Dupatta draping changes the read too. A heavy double dupatta suits a bridal lehenga; a single light dupatta in net or organza keeps a sharara feeling airy. Footwear matters more than people expect: heels keep a long sharara hem off the floor, while a comfortable wedge under a lehenga saves your evening.
If you are weighing lehenga vs sharara for a specific event and want options filtered by your size, colour preferences, and budget in rupees, AINAA can pull together a shortlist and suggest blouse and dupatta pairings to match. It is a quick way to compare silhouettes side by side before you commit.
Key takeaways
- A lehenga is a flared skirt; a sharara is wide-leg trousers that flare from the knee.
- The lehenga is one fabric panel, the sharara has two separate legs, and that drives every other difference.
- A sharara is easier to walk, sit, and dance in, which suits mehndi, sangeet, and daytime functions.
- A fully worked lehenga still reads as the most formal, bridal-level choice.
- A sharara flatters most body types because its flare starts at the knee and lengthens the leg.
Frequently asked questions
- Is a sharara the same as a lehenga?
- No. A lehenga is a single flared skirt, while a sharara is a pair of wide-leg trousers that flare out from the knee. The lehenga is one open panel of fabric; the sharara has two distinct legs.

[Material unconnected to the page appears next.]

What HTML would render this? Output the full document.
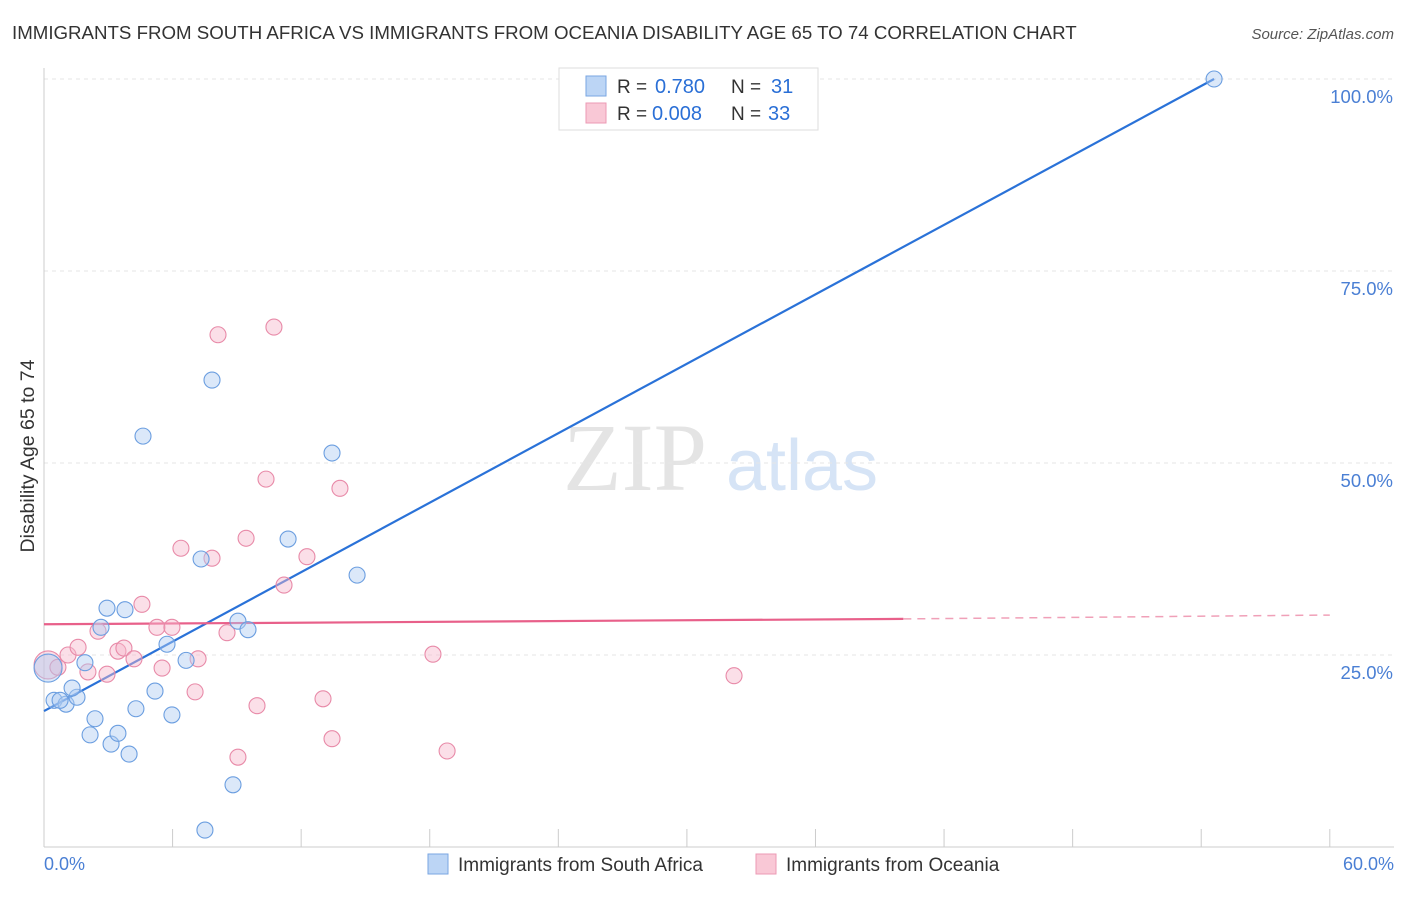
<!DOCTYPE html>
<html><head><meta charset="utf-8"><style>
body{margin:0;background:#fff;font-family:"Liberation Sans",sans-serif}
</style></head><body>
<svg width="1406" height="892" xmlns="http://www.w3.org/2000/svg" id="chart">
<text x="12" y="39" font-size="18.7" fill="#333">IMMIGRANTS FROM SOUTH AFRICA VS IMMIGRANTS FROM OCEANIA DISABILITY AGE 65 TO 74 CORRELATION CHART</text>
<text x="1394" y="39" font-size="15" fill="#555" font-style="italic" text-anchor="end">Source: ZipAtlas.com</text>
<text x="635" y="490" font-size="96" fill="#e4e4e4" font-family="Liberation Serif,serif" text-anchor="middle">ZIP</text>
<text x="802" y="490" font-size="72" fill="#d6e4f6" text-anchor="middle">atlas</text>
<g id="grid"></g><g id="axes"></g><g id="lines"></g><g id="points"></g>
<text x="34" y="456" font-size="19.5" fill="#333" transform="rotate(-90 34 456)" text-anchor="middle">Disability Age 65 to 74</text>
<text x="44" y="870" font-size="18" fill="#4a7fd4">0.0%</text>
<text x="1394" y="870" font-size="18" fill="#4a7fd4" text-anchor="end">60.0%</text>
<g>
<rect x="559" y="68" width="259" height="62" fill="#fff" stroke="#ddd"/>
<rect x="586" y="76" width="20" height="20" fill="#bcd5f5" stroke="#7aa6e2"/>
<rect x="586" y="103" width="20" height="20" fill="#f9c8d6" stroke="#ec9ab4"/>
<text x="617" y="93" font-size="19" fill="#333">R =</text>
<text x="655" y="93" font-size="20" fill="#2a6fd6">0.780</text>
<text x="731" y="93" font-size="19" fill="#333">N =</text>
<text x="771" y="93" font-size="20" fill="#2a6fd6">31</text>
<text x="617" y="120" font-size="19" fill="#333">R =</text>
<text x="652" y="120" font-size="20" fill="#2a6fd6">0.008</text>
<text x="731" y="120" font-size="19" fill="#333">N =</text>
<text x="768" y="120" font-size="20" fill="#2a6fd6">33</text>
</g>
<g>
<rect x="428" y="854" width="20" height="20" fill="#bcd5f5" stroke="#7aa6e2"/>
<text x="458" y="871" font-size="19" fill="#333">Immigrants from South Africa</text>
<rect x="756" y="854" width="20" height="20" fill="#f9c8d6" stroke="#ec9ab4"/>
<text x="786" y="871" font-size="19" fill="#333">Immigrants from Oceania</text>
</g>
</svg>
<script>
const yTicks=[25,50,75,100];
const xTicks=[0,6,12,18,24,30,36,42,48,54,60];
const blueX=[0.47,1.03,1.54,1.31,1.91,2.38,2.15,2.66,2.94,3.13,3.45,3.78,3.97,4.29,4.62,5.18,5.74,5.97,6.63,7.33,7.84,7.51,8.82,9.05,9.52,11.39,13.44,14.61,54.6,0.19,0.75];
const blueY=[19.1,18.6,19.5,20.7,24.0,16.7,14.6,28.6,31.1,13.4,14.8,30.9,12.1,18.0,53.5,20.3,26.4,17.2,24.3,37.5,60.8,2.2,8.1,29.4,28.3,40.1,51.3,35.4,100,23.3,19.1];
const pinkX=[0.19,0.65,1.12,1.59,2.05,2.52,2.94,3.45,3.73,4.20,4.57,5.27,5.51,5.97,6.39,7.05,7.19,7.84,8.12,8.54,9.05,9.43,9.94,10.36,10.73,11.20,12.27,13.02,13.44,13.81,18.15,18.81,32.2];
const pinkY=[23.7,23.4,25.0,26.0,22.8,28.1,22.5,25.5,25.9,24.5,31.6,28.6,23.3,28.6,38.9,20.2,24.5,37.6,66.7,27.9,11.7,40.2,18.4,47.9,67.7,34.1,37.8,19.3,14.1,46.7,25.1,12.5,22.3];
const blueTrend=[[0,17.7],[54.6,100]];
const pinkTrend=[[0,29.0],[40.1,29.7]];
const pinkDash=[[40.1,29.7],[60,30.2]];
const X=v=>44+v*21.43, Y=v=>847-v*7.68;
const NS="http://www.w3.org/2000/svg";
function mk(p,t,a){const e=document.createElementNS(NS,t);for(const k in a)e.setAttribute(k,a[k]);document.getElementById(p).appendChild(e);return e;}
yTicks.forEach(t=>{
 const l=mk('grid','line',{x1:44,x2:1394,y1:Y(t),y2:Y(t),stroke:'#e6e6e6','stroke-dasharray':'4 4'});
 
 
 const tx=mk('grid','text',{x:1393,y:Y(t)+24,'font-size':18.5,fill:'#4a7fd4','text-anchor':'end'});
 tx.textContent=t.toFixed(1)+'%';
 
 
});
const ax=mk('axes','line',{x1:44,x2:44,y1:68,y2:847,stroke:'#ccc'});


const bx=mk('axes','line',{x1:44,x2:1394,y1:847,y2:847,stroke:'#ccc'});


xTicks.forEach(t=>{
 const l=mk('axes','line',{x1:X(t),x2:X(t),y1:829,y2:847,stroke:'#ccc'});
 
 
});
function line(pts,col,dash,name){
 const a={x1:X(pts[0][0]),y1:Y(pts[0][1]),x2:X(pts[1][0]),y2:Y(pts[1][1]),stroke:col,'stroke-width':2.2};
 if(dash)a['stroke-dasharray']='8 6';
 const l=mk('lines','line',a);
 
 
}
line(blueTrend,'#2a72d8',false,'south-africa-trend-line');
line(pinkTrend,'#e8608a',false,'oceania-trend-line');
(function(){const a={x1:X(pinkDash[0][0]),y1:Y(pinkDash[0][1]),x2:X(pinkDash[1][0]),y2:Y(pinkDash[1][1]),stroke:'#f0a0b8','stroke-width':1.5,'stroke-dasharray':'8 6'};const l=mk('lines','line',a);

})();
function pts(xs,ys,fill,st,name){
 xs.forEach((x,i)=>{
  const r=(i===0&&name==='oceania-point')||(name==='south-africa-point'&&i===29)?14:8;
  const c=mk('points','circle',{cx:X(x),cy:Y(ys[i]),r:r,fill:fill,'fill-opacity':0.45,stroke:st,'stroke-width':1.1});
  
  
 });
}
pts(pinkX,pinkY,'#f7b8cb','#e88aa8','oceania-point');
pts(blueX,blueY,'#b0cdf2','#6b9ee0','south-africa-point');
</script>
</body></html>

- Which is more comfortable to walk in, a lehenga or a sharara?
- A sharara is usually easier for long ceremonies because each leg moves independently, so stairs and sitting cross-legged feel natural. A heavy lehenga can be grand but adds weight and needs more management at the hem.
- What body type suits a sharara best?
- A sharara flatters most shapes because its volume starts at the knee, which lengthens the leg and balances fuller hips. Petite wearers should keep the flare from pooling on the floor by getting the length altered.
- Which is more formal, a lehenga or a sharara?
- A heavily worked lehenga reads as the most formal choice and is the usual pick for a bride or a wedding ceremony. A sharara is elegant and festive but tends to feel slightly more relaxed, which suits a mehndi, sangeet, or daytime function.